In general, almost anything happened to that, unfortunately. Now we're in Mezhyhirya, it was a very big asset of Yanukovych, it was his residence, as we know. It's under arrest now, but people from NGO are managing it. The state still doesn't have anything here, so it's very big and the state can do something, Ukraine can do something with this, but now it's the same as it was four years ago when Yanukovych escaped. It was nobody's land, and know it's the same. We know a case about our general prosecutors, they like to talk about one and half billion confiscated money, which according to our general prosecutor Lutsenko, this money belonged to Yanukovych, but it's actually not true. This money connects to Kurchenko, a young oligarch who lives in Moscow now but he's never been official. I don't know how general prosecutors can link this 1.5 billion to Yanukovych, I can't see any connection. Maybe some small things which were arrested by general prosecutors and police, but actually we don't know about that. We know a lot about his assets but we don't know anything about arrested assets.

Photo credit: Dmytro Rusanov/HROMADSKE

Have any other people from Yanukovych's team formal and informal had been arrested, and brought back to the public?

This is a question, too. We were trying to figure that out before this fest, and we were creating a documentary about that, how it's going after four years, and we have several stories about ministers and former ministers who were ministers when Yanukovych was president. We have some cases that are still going, and we know that in any criminal cases, former ministers, officials, we don't have anyone convicted for something. There are some assets which were arrested, some apartments, some cars. We know about the case of Klymenko, he's a former minister of duties, and there are some cars which were ARMA, and ARMA sold them.

ARMA is..?

ARMA is a new agency which started to work only last autumn. It's a special agency which should manage assets which have some corruption roots. For us, as for journalists, it's important to understand what it is, how it works, and now we see that they manage some assets which connected to Klymenko. This is that Gulliver, the business centre, and several floors there were arrested, and now ARMA is this agency that tries to manage it. I don't know how much money they can get from it. At least this process is started, the process when these assets are just staying and nothing is happening with them, and now this service, this agency is trying at least to get some money from these assets. But it's not a lot actually. I don't know any big successful story about that.

Investigative journalists today are often in the public discourse, which here in Ukraine is accused of speaking too negatively on everything happening, being too critical. That's the discourse even by some Western partners. But indeed, how do you see the new agencies which are created? Are they not corrupt, do you trust them, and not to build this relation on trust or non-trust, what are the facts and figures to know should we be optimistic, should we be pessimistic?

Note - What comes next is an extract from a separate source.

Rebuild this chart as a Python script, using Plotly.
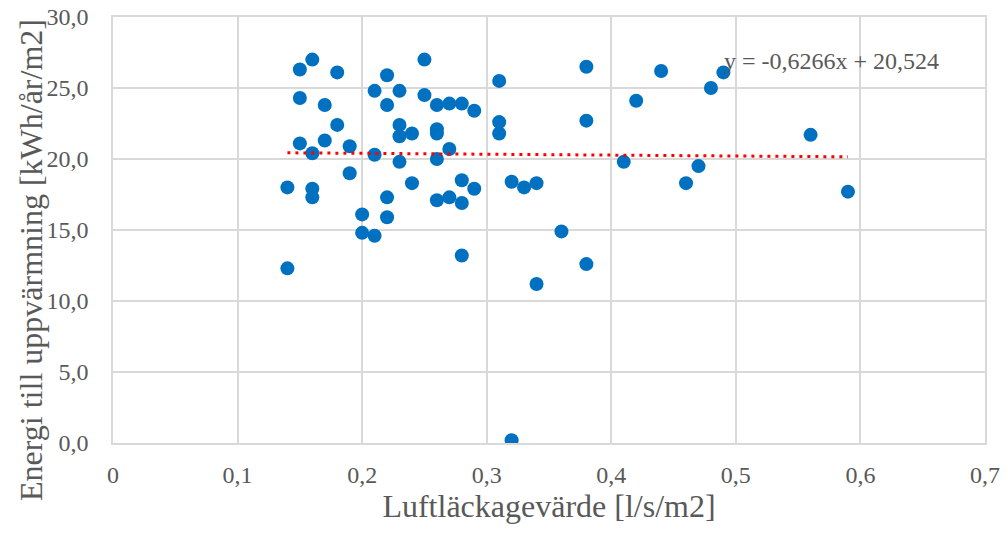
import numpy as np
import plotly.graph_objects as go

# Data
x_vals = [0.14, 0.14,
          0.15, 0.15, 0.15,
          0.16, 0.16, 0.16, 0.16,
          0.17, 0.17,
          0.18, 0.18,
          0.19, 0.19,
          0.20, 0.20,
          0.21, 0.21, 0.21,
          0.22, 0.22, 0.22, 0.22,
          0.23, 0.23, 0.23, 0.23,
          0.24, 0.24,
          0.25, 0.25,
          0.26, 0.26, 0.26, 0.26, 0.26,
          0.27, 0.27, 0.27,
          0.28, 0.28, 0.28, 0.28,
          0.29, 0.29,
          0.31, 0.31, 0.31,
          0.32, 0.32,
          0.33,
          0.34, 0.34,
          0.36,
          0.38, 0.38, 0.38,
          0.41, 0.42, 0.44, 0.46, 0.47, 0.48, 0.49, 0.56, 0.59]
y_vals = [18.0, 12.3,
          26.3, 24.3, 21.1,
          27.0, 20.4, 17.9, 17.3,
          23.8, 21.3,
          26.1, 22.4,
          20.9, 19.0,
          16.1, 14.8,
          24.8, 20.3, 14.6,
          25.9, 23.8, 17.3, 15.9,
          24.8, 22.4, 21.6, 19.8,
          21.8, 18.3,
          27.0, 24.5,
          23.8, 22.1, 21.8, 20.0, 17.1,
          23.9, 20.7, 17.3,
          23.9, 18.5, 16.9, 13.2,
          23.4, 17.9,
          25.5, 22.6, 21.8,
          18.4, 0.2,
          18.0,
          18.3, 11.2,
          14.9,
          26.5, 22.7, 12.6,
          19.8, 24.1, 26.2, 18.3, 19.5, 25.0, 26.1, 21.7, 17.7]

trend_slope = -0.6266
trend_intercept = 20.524
equation_text = "y = -0,6266x + 20,524"

x_title = "Luftläckagevärde [l/s/m2]"
y_title = "Energi till uppvärmning [kWh/år/m2]"

font_family = "Liberation Serif"
text_color = "#595959"
grid_color = "#d9d9d9"

trend_x = np.array([min(x_vals), max(x_vals)])
trend_y = trend_slope * trend_x + trend_intercept

fig = go.Figure()
fig.add_trace(go.Scatter(
    x=x_vals, y=y_vals, mode="markers",
    marker=dict(size=14, color="#0070C0"),
    showlegend=False, hoverinfo="x+y"))
fig.add_trace(go.Scatter(
    x=trend_x, y=trend_y, mode="lines",
    line=dict(color="#FF0000", width=3, dash="3px,5px"),
    showlegend=False, hoverinfo="skip"))

fig.add_annotation(
    x=0.4888, y=26.9, xref="x", yref="y",
    text=equation_text, showarrow=False,
    xanchor="left", yanchor="middle",
    font=dict(family=font_family, size=24, color=text_color))

# y-axis title (placed slightly below plot centre, as in the original)
fig.add_annotation(
    x=31, y=260, xref="paper", yref="paper",
    text=y_title, showarrow=False, textangle=-90,
    xanchor="center", yanchor="middle",
    font=dict(family=font_family, size=32, color=text_color))
# convert pixel positions to paper coordinates
W, H = 1008, 533
L, R, T, B = 113, 23, 17, 90
pw, ph = W - L - R, H - T - B
fig.layout.annotations[-1].x = (31 - L) / pw
fig.layout.annotations[-1].y = (H - B - 260) / ph

fig.update_layout(
    width=W, height=H,
    margin=dict(l=L, r=R, t=T, b=B),
    paper_bgcolor="white", plot_bgcolor="white",
    separators=", ",
    font=dict(family=font_family, color=text_color),
)
fig.update_xaxes(
    range=[0, 0.7], dtick=0.1, tick0=0,
    showgrid=True, gridcolor=grid_color, gridwidth=1.5,
    showline=True, linecolor=grid_color, linewidth=1.5, mirror=True,
    zeroline=False, ticks="", ticklabelstandoff=9,
    tickfont=dict(family=font_family, size=24, color=text_color),
    title=dict(text=x_title, font=dict(family=font_family, size=32, color=text_color), standoff=6),
    automargin=False)
fig.update_yaxes(
    range=[0, 30], dtick=5, tick0=0, tickformat=".1f",
    showgrid=True, gridcolor=grid_color, gridwidth=1.5,
    showline=True, linecolor=grid_color, linewidth=1.5, mirror=True,
    zeroline=False, ticks="", ticklabelstandoff=18,
    tickfont=dict(family=font_family, size=24, color=text_color),
    automargin=False)

fig.write_html("out.html", config={"displayModeBar": False},
               post_script="document.body.style.margin='0';document.body.style.overflow='hidden';")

I'm pretty optimistic about working off NABU. But I don't know how it happened, but all cases about former officials are investigated by people from general prosecutors. NABU doesn't have these cases. I don't know why, who decided this. But it's actually corrupted assets too, and NABU should work on it too, as I understand. But actually NABU doesn't work with assets. If we're talking about assets of former officials who escaped and left some houses and cars, it's only the general prosecution that care about it. Only they investigate it. If you are talking about this subject, we can only talk about general prosecutors, not NABU, ARMA.

Photo credit: Dmytro Rusanov/HROMADSKE

ARMA sometimes managed assets but important things that ARMA can't decide is what they can manage and not. They can do this only after court decision, or after some decision of the prosecutors. They can for example decide that this Mezhiriya should be managed by ARMA, so ARMA can't make any decision without the court and without investigators from general prosecutors. So it's new, I think and hope it will work, I believe in ARMA, but we'll see how it will work, and it absolutely depends on the decisions of general prosecutors.

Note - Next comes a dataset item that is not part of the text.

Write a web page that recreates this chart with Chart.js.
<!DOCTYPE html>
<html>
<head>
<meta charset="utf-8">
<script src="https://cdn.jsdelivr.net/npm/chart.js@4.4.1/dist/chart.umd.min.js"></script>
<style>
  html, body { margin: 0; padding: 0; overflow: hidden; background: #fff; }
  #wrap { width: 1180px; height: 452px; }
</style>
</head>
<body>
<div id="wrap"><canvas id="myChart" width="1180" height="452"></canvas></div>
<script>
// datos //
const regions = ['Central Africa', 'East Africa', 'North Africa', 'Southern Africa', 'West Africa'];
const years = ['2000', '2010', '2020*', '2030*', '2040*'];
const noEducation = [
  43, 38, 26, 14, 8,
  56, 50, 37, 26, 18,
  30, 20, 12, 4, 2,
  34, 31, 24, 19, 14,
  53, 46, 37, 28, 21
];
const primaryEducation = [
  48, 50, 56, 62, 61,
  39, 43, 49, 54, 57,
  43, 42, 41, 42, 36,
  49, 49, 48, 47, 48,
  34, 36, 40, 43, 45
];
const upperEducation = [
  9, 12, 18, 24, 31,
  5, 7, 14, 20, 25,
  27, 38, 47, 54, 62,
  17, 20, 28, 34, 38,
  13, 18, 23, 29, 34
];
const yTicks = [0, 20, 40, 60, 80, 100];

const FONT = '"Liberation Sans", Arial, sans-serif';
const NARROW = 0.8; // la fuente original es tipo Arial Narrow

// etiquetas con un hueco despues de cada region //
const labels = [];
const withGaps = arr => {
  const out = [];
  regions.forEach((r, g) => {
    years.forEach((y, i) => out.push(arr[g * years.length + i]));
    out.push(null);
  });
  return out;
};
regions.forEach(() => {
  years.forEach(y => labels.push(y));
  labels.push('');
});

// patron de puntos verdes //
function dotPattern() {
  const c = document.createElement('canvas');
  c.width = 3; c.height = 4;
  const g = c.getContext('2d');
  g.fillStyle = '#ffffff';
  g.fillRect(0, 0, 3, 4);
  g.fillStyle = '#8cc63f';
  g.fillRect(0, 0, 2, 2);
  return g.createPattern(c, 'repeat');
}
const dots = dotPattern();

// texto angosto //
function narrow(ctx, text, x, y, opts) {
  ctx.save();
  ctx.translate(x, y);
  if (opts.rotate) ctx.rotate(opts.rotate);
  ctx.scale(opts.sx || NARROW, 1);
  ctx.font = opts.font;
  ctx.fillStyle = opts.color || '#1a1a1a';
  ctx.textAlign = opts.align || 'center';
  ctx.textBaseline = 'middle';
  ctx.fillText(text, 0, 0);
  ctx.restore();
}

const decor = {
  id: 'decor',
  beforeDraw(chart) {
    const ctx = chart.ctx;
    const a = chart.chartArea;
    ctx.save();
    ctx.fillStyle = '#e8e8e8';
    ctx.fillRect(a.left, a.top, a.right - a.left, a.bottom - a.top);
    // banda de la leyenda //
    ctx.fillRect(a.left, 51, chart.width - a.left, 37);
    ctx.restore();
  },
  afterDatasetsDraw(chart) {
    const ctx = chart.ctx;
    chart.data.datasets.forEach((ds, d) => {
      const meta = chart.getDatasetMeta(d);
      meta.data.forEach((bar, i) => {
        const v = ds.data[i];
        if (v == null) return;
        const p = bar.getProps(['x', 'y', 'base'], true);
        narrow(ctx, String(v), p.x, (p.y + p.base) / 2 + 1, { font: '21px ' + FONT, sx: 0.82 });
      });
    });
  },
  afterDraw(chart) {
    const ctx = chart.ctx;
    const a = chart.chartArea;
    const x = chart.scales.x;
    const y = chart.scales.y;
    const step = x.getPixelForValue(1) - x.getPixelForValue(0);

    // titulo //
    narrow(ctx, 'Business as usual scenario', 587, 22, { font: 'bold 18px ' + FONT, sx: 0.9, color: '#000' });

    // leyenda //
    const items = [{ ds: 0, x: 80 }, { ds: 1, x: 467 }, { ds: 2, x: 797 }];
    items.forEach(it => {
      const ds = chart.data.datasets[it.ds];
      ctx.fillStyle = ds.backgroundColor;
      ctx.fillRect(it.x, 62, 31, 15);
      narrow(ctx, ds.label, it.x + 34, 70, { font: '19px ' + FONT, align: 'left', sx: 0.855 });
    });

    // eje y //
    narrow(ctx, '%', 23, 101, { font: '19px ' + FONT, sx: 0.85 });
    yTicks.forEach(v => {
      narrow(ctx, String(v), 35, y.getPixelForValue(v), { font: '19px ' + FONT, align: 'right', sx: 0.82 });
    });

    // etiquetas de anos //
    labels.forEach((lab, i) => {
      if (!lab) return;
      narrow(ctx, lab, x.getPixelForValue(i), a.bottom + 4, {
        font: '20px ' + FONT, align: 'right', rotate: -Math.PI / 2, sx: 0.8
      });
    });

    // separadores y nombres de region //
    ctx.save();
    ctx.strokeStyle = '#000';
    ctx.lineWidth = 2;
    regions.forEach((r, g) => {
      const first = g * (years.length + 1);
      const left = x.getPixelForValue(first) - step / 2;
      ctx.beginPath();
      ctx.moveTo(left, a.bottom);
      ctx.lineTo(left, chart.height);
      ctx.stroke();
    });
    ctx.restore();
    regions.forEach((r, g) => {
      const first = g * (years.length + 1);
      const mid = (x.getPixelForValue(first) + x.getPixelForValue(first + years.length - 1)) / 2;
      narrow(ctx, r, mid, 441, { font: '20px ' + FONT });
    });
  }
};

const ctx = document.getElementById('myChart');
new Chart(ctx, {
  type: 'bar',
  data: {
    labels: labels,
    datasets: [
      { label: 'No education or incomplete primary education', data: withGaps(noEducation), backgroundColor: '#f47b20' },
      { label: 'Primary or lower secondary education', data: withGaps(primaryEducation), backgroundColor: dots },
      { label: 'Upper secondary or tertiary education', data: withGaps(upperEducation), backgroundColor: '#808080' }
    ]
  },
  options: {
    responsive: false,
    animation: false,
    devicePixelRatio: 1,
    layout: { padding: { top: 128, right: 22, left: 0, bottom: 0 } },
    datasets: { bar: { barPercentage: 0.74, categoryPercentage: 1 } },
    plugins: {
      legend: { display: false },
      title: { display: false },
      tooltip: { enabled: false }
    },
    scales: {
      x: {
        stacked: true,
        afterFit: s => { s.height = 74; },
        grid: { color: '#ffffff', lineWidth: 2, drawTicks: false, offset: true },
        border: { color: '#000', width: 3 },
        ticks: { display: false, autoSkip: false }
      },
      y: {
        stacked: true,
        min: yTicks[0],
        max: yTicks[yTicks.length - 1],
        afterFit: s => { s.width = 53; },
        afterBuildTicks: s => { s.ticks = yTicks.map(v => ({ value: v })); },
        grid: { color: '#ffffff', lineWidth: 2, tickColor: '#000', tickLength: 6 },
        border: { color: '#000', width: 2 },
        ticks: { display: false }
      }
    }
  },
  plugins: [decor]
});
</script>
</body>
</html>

In any country after the revolution, there are talks, and numbers of conspiracy theories that the current government cooperated with the previous government, and the same people are everywhere. So really, do you have some evidence that indeed the cases are not investigated because of some hidden deals, or at least where we have the real reason to suspect that there isn't anything?

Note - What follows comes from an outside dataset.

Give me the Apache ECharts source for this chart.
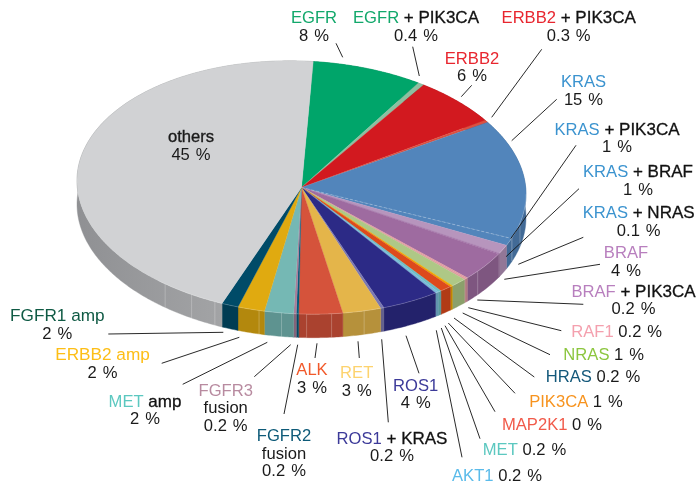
<!DOCTYPE html>
<html><head><meta charset="utf-8">
<style>html,body{margin:0;padding:0;background:#fff}#c{width:697px;height:484px}</style>
<script src="https://cdn.jsdelivr.net/npm/echarts@6/dist/echarts.min.js"></script>
</head><body><div id="c"></div>
<script>
// ---- data, clockwise from the top of the pie ----
const names = ['EGFR','EGFR','ERBB2','ERBB2','KRAS','KRAS','KRAS','KRAS','BRAF','BRAF','RAF1','NRAS','HRAS','PIK3CA','MAP2K1','MET','AKT1','ROS1','ROS1','RET','ALK','FGFR2','FGFR3','MET','ERBB2 amp','FGFR1 amp','others'];
const suffixes = ['',' + PIK3CA','',' + PIK3CA','',' + PIK3CA',' + BRAF',' + NRAS','',' + PIK3CA','','','','','','','','',' + KRAS','','','fusion','fusion',' amp','','',''];
const percentTexts = ['8 %','0.4 %','6 %','0.3 %','15 %','1 %','1 %','0.1 %','4 %','0.2 %','0.2 %','1 %','0.2 %','1 %','0 %','0.2 %','0.2 %','4 %','0.2 %','3 %','3 %','0.2 %','0.2 %','2 %','2 %','2 %','45 %'];
// slice sizes (percent of the turn)
const shares = [7.86,0.44,6.08,0.31,15.17,0.94,1.14,0.11,3.83,0.15,0.15,1.19,0.19,0.86,0.02,0.24,0.24,4.19,0.25,2.78,3.14,0.17,0.19,2.08,1.92,1.19,45.0];
const sliceColors = ['#00A56A','#8CC0A0','#D2191F','#DC5040','#5285BB','#5285BB','#B795BD','#A070A5','#9E6BA0','#E09AA0','#E09AA0','#AEC886','#F0A800','#DD4A1C','#DD4A1C','#6DBFC4','#79B9D9','#2C2A86','#7B78B2','#E4B54A','#D5533B','#005A7A','#A97D99','#75B8B4','#E0AA10','#004B68','#D1D2D4'];
const nameColors = ['#12A86B','#12A86B','#E8262F','#E8262F','#3B93CF','#3B93CF','#3B93CF','#3B93CF','#B87FBE','#B87FBE','#F4A0AE','#8CC63F','#13587A','#F7931E','#F15A4A','#5CC8C0','#5ABBEA','#3C3A99','#3C3A99','#FDD36E','#F1592A','#0D5A78','#B88BA0','#5CC8C0','#FDBE16','#0F5A44','#1a1a1a'];

// ---- pie geometry and annotation layout ----
const CX = 301.5, CY = 187.5, RX = 224.5, RY = 126.5, SKEW = 0.03, DEPTH = 23.5, START = 3;
const seamAngles = [103.3,110.3,128.3,163.8,172.3,178.7,185.1,190.9,202.7,209.3,217.4];
const labelPos = [[314,26.5],[416,26.5],[472,67],[568.7,26.5],[583.5,90.5],[617,138],[638,180.5],[638.7,221.7],[626,261.5],[633.5,300],[616.7,331.7,1],[603.7,354.7,1],[593,376.7,1],[576,402,1],[552,424.7,1],[524.5,450,1],[497,476,1],[415.7,394],[392,447],[356.7,381.5],[312,378.5],[284,453.3],[225.7,408],[145,410],[102.5,363.5],[57.3,324.5],[191,145.5]];
const leaders = [[336,43.3,342.7,57.3],[412.7,46.7,419.3,76],[471.7,85.3,461.3,96.7],[541.7,49.3,491.7,117.3],[556.7,99.3,511.7,140.7],[576,145.3,510.7,238.7],[579,188.7,506,256.7],[583.3,237.3,518.3,264.3],[600,264.3,504.3,279.3],[583.3,304.3,477.3,300],[561.3,330.7,468.3,307.7],[550,354.7,462.7,313],[534.3,377,454,318],[515,393.3,448.3,323],[495,411.7,445,325.7],[480,438.7,441.3,328],[462,457.3,436.3,330.3],[419,373.3,406,335.7],[388.3,422.3,381.7,339.3],[359.3,358,358,341.3],[315,358,317,343.3],[284,414,297.7,344.7],[254.3,376.7,290.7,344.7],[182.7,384.3,267.3,342.3],[161.7,363.3,239.3,337.3],[108.3,334,223.3,332.3]];

const total = shares.reduce((a,b)=>a+b,0);
const starts = []; shares.reduce((acc,s,i)=>{starts[i]=acc;return acc+s;},0);
const angleOf = p => (START + p/total*360)*Math.PI/180;
const pt = (t,d=0)=>[CX+RX*Math.sin(t), CY-RY*Math.cos(t)+SKEW*RX*Math.sin(t)+d];
function arc(a,b,d=0){const n=Math.max(2,Math.ceil(Math.abs(b-a)/0.01));const o=[];for(let i=0;i<=n;i++)o.push(pt(a+(b-a)*i/n,d));return o;}
function darken(hex,f){const v=parseInt(hex.slice(1),16);return 'rgb('+[(v>>16)&255,(v>>8)&255,v&255].map(c=>Math.round(c*f)).join(',')+')';}

const sideItem = (params,api)=>{
  const i=api.value(0), a=angleOf(starts[i]), b=angleOf(starts[i]+shares[i]);
  const pts=arc(a,b,0).concat(arc(b,a,DEPTH));
  const fill = i===shares.length-1
    ? {type:'linear',x:75,y:0,x2:225,y2:0,global:true,colorStops:[{offset:0,color:'#8F9093'},{offset:1,color:'#A3A4A6'}]}
    : darken(sliceColors[i],0.8);
  return {type:'polygon',shape:{points:pts},style:{fill,stroke:fill,lineWidth:0.4}};
};
const topItem = (params,api)=>{
  const i=api.value(0), a=angleOf(starts[i]), b=angleOf(starts[i]+shares[i]);
  const pts=[[CX,CY]].concat(arc(a,b,0));
  return {type:'polygon',shape:{points:pts},style:{fill:sliceColors[i],stroke:sliceColors[i],lineWidth:0.3}};
};
const seamItem = (params,api)=>{
  const t=api.value(0)*Math.PI/180, p=pt(t,0), q=pt(t,DEPTH);
  return {type:'line',shape:{x1:p[0],y1:p[1],x2:q[0],y2:q[1]},style:{stroke:'rgba(255,255,255,0.3)',lineWidth:0.8}};
};
const rimItem = ()=>({type:'polyline',shape:{points:arc(Math.PI*0.5,Math.PI*1.22,0)},style:{fill:null,stroke:'rgba(255,255,255,0.28)',lineWidth:0.7}});
const dashItem = ()=>{const t=angleOf(starts[5]),p=pt(t);return {type:'line',shape:{x1:CX,y1:CY,x2:p[0],y2:p[1]},style:{stroke:'rgba(255,255,255,0.4)',lineWidth:0.7,lineDash:[3,2]}};};

const FONT='"Liberation Sans", Arial, sans-serif', WIDE=' \u200A';
const graphicEls=[];
leaders.forEach(l=>graphicEls.push({type:'line',silent:true,z:10,shape:{x1:l[0],y1:l[1],x2:l[2],y2:l[3]},style:{stroke:'#111',lineWidth:0.9}}));
names.forEach((n,i)=>{
  const pos=labelPos[i], inline=pos[2]===1, pct=percentTexts[i].replace(' ',WIDE);
  const isOthers=n==='others';
  const base={fontFamily:FONT,fontSize:16.6,lineHeight:17.5};
  const rich={
    n:Object.assign({},base,{fill:nameColors[i]},isOthers?{stroke:'#1a1a1a',lineWidth:0.35}:{}, n.indexOf(' amp')>0?{fontSize:17.2}:{}),
    k:Object.assign({},base,{fill:'#111',stroke:'#111',lineWidth:0.3,fontSize:17}),
    f:Object.assign({},base,{fill:'#1a1a1a'}),
    v:Object.assign({},base,{fill:'#1a1a1a'})
  };
  let head='{n|'+n+'}';
  let lines=[];
  if(suffixes[i]==='fusion'){lines=[head,'{f|fusion}','{v|'+pct+'}'];}
  else{
    if(suffixes[i])head+='{k|'+suffixes[i]+'}';
    lines=inline?[head+'{v| '+pct+'}']:[head,'{v|'+pct+'}'];
  }
  graphicEls.push({type:'text',silent:true,z:11,x:pos[0],y:pos[1]+0.8,style:{text:lines.join('\n'),rich,align:'center',verticalAlign:'middle',fontFamily:FONT,fontSize:16}});
});

const chart=echarts.init(document.getElementById('c'),null,{renderer:'canvas',width:697,height:484});
const indexData=shares.map((s,i)=>[i,s]);
const base={type:'custom',coordinateSystem:'none',silent:true,animation:false};
chart.setOption({
  animation:false,backgroundColor:'#fff',
  series:[
    Object.assign({},base,{z:1,data:indexData,renderItem:sideItem}),
    Object.assign({},base,{z:2,data:seamAngles.map(a=>[a]),renderItem:seamItem}),
    Object.assign({},base,{z:3,data:indexData,renderItem:topItem}),
    Object.assign({},base,{z:4,data:[[0]],renderItem:rimItem}),
    Object.assign({},base,{z:4,data:[[0]],renderItem:dashItem})
  ],
  graphic:{elements:graphicEls}
});
</script></body></html>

Actually we as journalists have it, and we have found some evidence of some agreements, some negotiations between former officials and current officials, for example, the case we presented recently, about Stavitsky, who was the minister of energy when Yanukovych was president, and here on the way from Ukraine after Yanukovych and he now lives in Israel, he has an Israeli passport. We got some evidence, from audio and video records about a meeting in Israel between Stavitsky and two deputies of the general prosecutor, Angela Strzhevskaya and Andriy Yevgenin, that they met in a hotel room which doesn't look like some official place for negotiation, and we have these audio records about talks where the representatives of the general prosecution proposed talking about his criminal case and what they can do in this case, and if they can make any agreement in it. At least we have a fact of meeting outside of Ukraine.

Photo credit: Dmytro Rusanov/HROMADSKE

We don't know if they made any agreement in the end. We know about the fact of the meeting, we know about some negotiation, and it looks like for us, some cooperation. Because in general, representatives of prosecutors, in all the talks they had one-hour discussion between the people, it looked like they wanted to help him solve his criminal case, to make it seem like it's not so strong, or to make him seem not too bad. For sure we don't have something like, we know about money.

We suspect that general prosecutors could ask for something in return for trying to make good relationships with a former minister, and we are awaiting comments, some explanations from officials, if it was an official meeting, it didn't look like that, and of course we asked the general prosecutor about this visit, about everything, so we are waiting. But about your question, I think now we have some evidence that this meeting was an attempt of connecting between current officials and former officials, we can see that it happened.